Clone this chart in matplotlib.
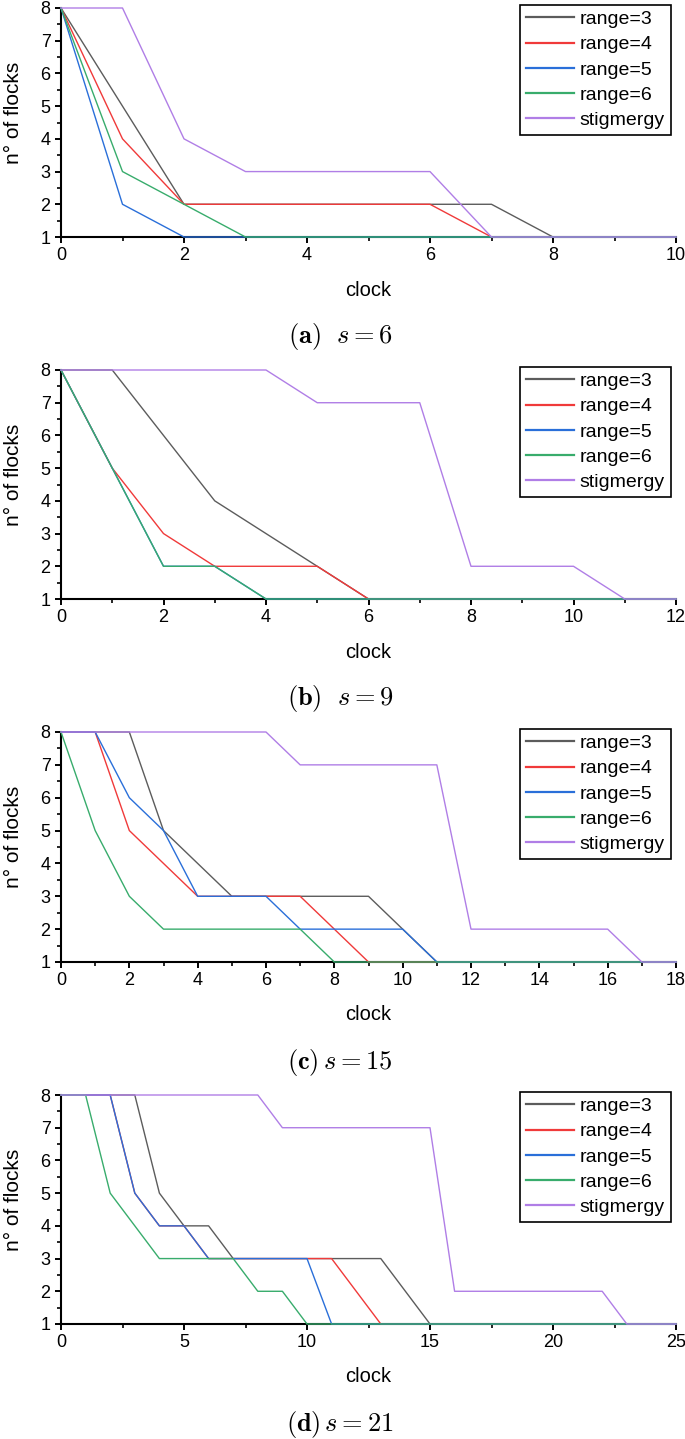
import matplotlib
matplotlib.use('Agg')
import matplotlib.pyplot as plt
from matplotlib.ticker import MultipleLocator

plt.rcParams['font.family'] = ['Liberation Sans', 'DejaVu Sans']
plt.rcParams['mathtext.fontset'] = 'cm'

# ---------------- data ----------------
series_labels = ['range=3', 'range=4', 'range=5', 'range=6', 'stigmergy']
series_colors = ['#5c5c5c', '#f03a3a', '#2a6fd9', '#38ac6c', '#b07ee6']

clock_a = [0, 1, 2, 3, 4, 5, 6, 7, 8, 9, 10]
a_range3 = [8, 5, 2, 2, 2, 2, 2, 2, 1, 1, 1]
a_range4 = [8, 4, 2, 2, 2, 2, 2, 1, 1, 1, 1]
a_range5 = [8, 2, 1, 1, 1, 1, 1, 1, 1, 1, 1]
a_range6 = [8, 3, 2, 1, 1, 1, 1, 1, 1, 1, 1]
a_stig = [8, 8, 4, 3, 3, 3, 3, 1, 1, 1, 1]

clock_b = [0, 1, 2, 3, 4, 5, 6, 7, 8, 9, 10, 11, 12]
b_range3 = [8, 8, 6, 4, 3, 2, 1, 1, 1, 1, 1, 1, 1]
b_range4 = [8, 5, 3, 2, 2, 2, 1, 1, 1, 1, 1, 1, 1]
b_range5 = [8, 5, 2, 2, 1, 1, 1, 1, 1, 1, 1, 1, 1]
b_range6 = [8, 5, 2, 2, 1, 1, 1, 1, 1, 1, 1, 1, 1]
b_stig = [8, 8, 8, 8, 8, 7, 7, 7, 2, 2, 2, 1, 1]

clock_c = [0, 1, 2, 3, 4, 5, 6, 7, 8, 9, 10, 11, 12, 13, 14, 15, 16, 17, 18]
c_range3 = [8, 8, 8, 5, 4, 3, 3, 3, 3, 3, 2, 1, 1, 1, 1, 1, 1, 1, 1]
c_range4 = [8, 8, 5, 4, 3, 3, 3, 3, 2, 1, 1, 1, 1, 1, 1, 1, 1, 1, 1]
c_range5 = [8, 8, 6, 5, 3, 3, 3, 2, 2, 2, 2, 1, 1, 1, 1, 1, 1, 1, 1]
c_range6 = [8, 5, 3, 2, 2, 2, 2, 2, 1, 1, 1, 1, 1, 1, 1, 1, 1, 1, 1]
c_stig = [8, 8, 8, 8, 8, 8, 8, 7, 7, 7, 7, 7, 2, 2, 2, 2, 2, 1, 1]

clock_d = [0, 1, 2, 3, 4, 5, 6, 7, 8, 9, 10, 11, 12, 13, 14, 15, 16, 17, 18,
           19, 20, 21, 22, 23, 24, 25]
d_range3 = [8, 8, 8, 8, 5, 4, 4, 3, 3, 3, 3, 3, 3, 3, 2, 1, 1, 1, 1, 1, 1, 1, 1, 1, 1, 1]
d_range4 = [8, 8, 8, 5, 4, 4, 3, 3, 3, 3, 3, 3, 2, 1, 1, 1, 1, 1, 1, 1, 1, 1, 1, 1, 1, 1]
d_range5 = [8, 8, 8, 5, 4, 4, 3, 3, 3, 3, 3, 1, 1, 1, 1, 1, 1, 1, 1, 1, 1, 1, 1, 1, 1, 1]
d_range6 = [8, 8, 5, 4, 3, 3, 3, 3, 2, 2, 1, 1, 1, 1, 1, 1, 1, 1, 1, 1, 1, 1, 1, 1, 1, 1]
d_stig = [8, 8, 8, 8, 8, 8, 8, 8, 8, 7, 7, 7, 7, 7, 7, 7, 2, 2, 2, 2, 2, 2, 2, 1, 1, 1]

captions = [r'$\mathbf{(a)}\ \ s=6$', r'$\mathbf{(b)}\ \ s=9$',
            r'$\mathbf{(c)}\,s=15$', r'$\mathbf{(d)}\,s=21$']
x_limits = [10, 12, 18, 25]
x_major = [2, 2, 2, 5]
x_minor = [1, 1, 1, 2.5]

panels = [
    (clock_a, [a_range3, a_range4, a_range5, a_range6, a_stig]),
    (clock_b, [b_range3, b_range4, b_range5, b_range6, b_stig]),
    (clock_c, [c_range3, c_range4, c_range5, c_range6, c_stig]),
    (clock_d, [d_range3, d_range4, d_range5, d_range6, d_stig]),
]

# ---------------- layout (pixels) ----------------
W, H = 685, 1439
ax_left, ax_right = 61, 676
ax_tops = [8, 370, 732, 1095]
ax_bots = [237, 599, 962, 1324]

fig = plt.figure(figsize=(W / 100, H / 100), dpi=100)

for i, (clock, ys) in enumerate(panels):
    top, bot = ax_tops[i], ax_bots[i]
    ax = fig.add_axes([ax_left / W, 1 - bot / H, (ax_right - ax_left) / W, (bot - top) / H])
    for y, col, lab in zip(ys, series_colors, series_labels):
        ax.plot(clock, y, color=col, lw=1.0, label=lab, clip_on=False, zorder=3)
    ax.set_xlim(0, x_limits[i])
    ax.set_ylim(1, 8)
    ax.spines['top'].set_visible(False)
    ax.spines['right'].set_visible(False)
    for s in ('left', 'bottom'):
        ax.spines[s].set_linewidth(1.5)
    ax.xaxis.set_major_locator(MultipleLocator(x_major[i]))
    ax.xaxis.set_minor_locator(MultipleLocator(x_minor[i]))
    ax.yaxis.set_major_locator(MultipleLocator(1))
    ax.yaxis.set_minor_locator(MultipleLocator(0.5))
    ax.tick_params(which='major', direction='out', length=4, width=1.4,
                   labelsize=13, pad=3.5)
    ax.tick_params(which='minor', direction='out', length=2.6, width=1.2)

    leg = ax.legend(loc='upper right', bbox_to_anchor=(0.9914, 1.0144),
                    borderaxespad=0, frameon=True, fancybox=False,
                    edgecolor='black', framealpha=1, fontsize=14,
                    handlelength=2.45, handletextpad=0.32, borderpad=0.3,
                    labelspacing=0.39)
    leg.get_frame().set_linewidth(1.2)
    for h in leg.get_lines():
        h.set_linewidth(1.6)

    fig.text((ax_left + ax_right) / 2 / W, 1 - (bot + 53) / H, 'clock',
             ha='center', va='center', fontsize=14.5)
    fig.text(14 / W, 1 - ((top + bot) / 2 - 10) / H, 'n° of flocks',
             rotation=90, ha='center', va='center', fontsize=15)
    fig.text(340 / W, 1 - (bot + 100) / H, captions[i],
             ha='center', va='center', fontsize=19)

fig.savefig('out.png', dpi=100)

• **PROMPT**:
Please take the lines from the beginning of the data above through the line holding "['#5c5c5c', '#f03a3a', '#2a6fd9', '#38ac6c', '#b07ee6']" and transcribe them exactly, without any pictures.

• **ANSWER FOR THIS EXERCISE**:
Clone this chart in matplotlib.
import matplotlib
matplotlib.use('Agg')
import matplotlib.pyplot as plt
from matplotlib.ticker import MultipleLocator

plt.rcParams['font.family'] = ['Liberation Sans', 'DejaVu Sans']
plt.rcParams['mathtext.fontset'] = 'cm'

# ---------------- data ----------------
series_labels = ['range=3', 'range=4', 'range=5', 'range=6', 'stigmergy']
series_colors = ['#5c5c5c', '#f03a3a', '#2a6fd9', '#38ac6c', '#b07ee6']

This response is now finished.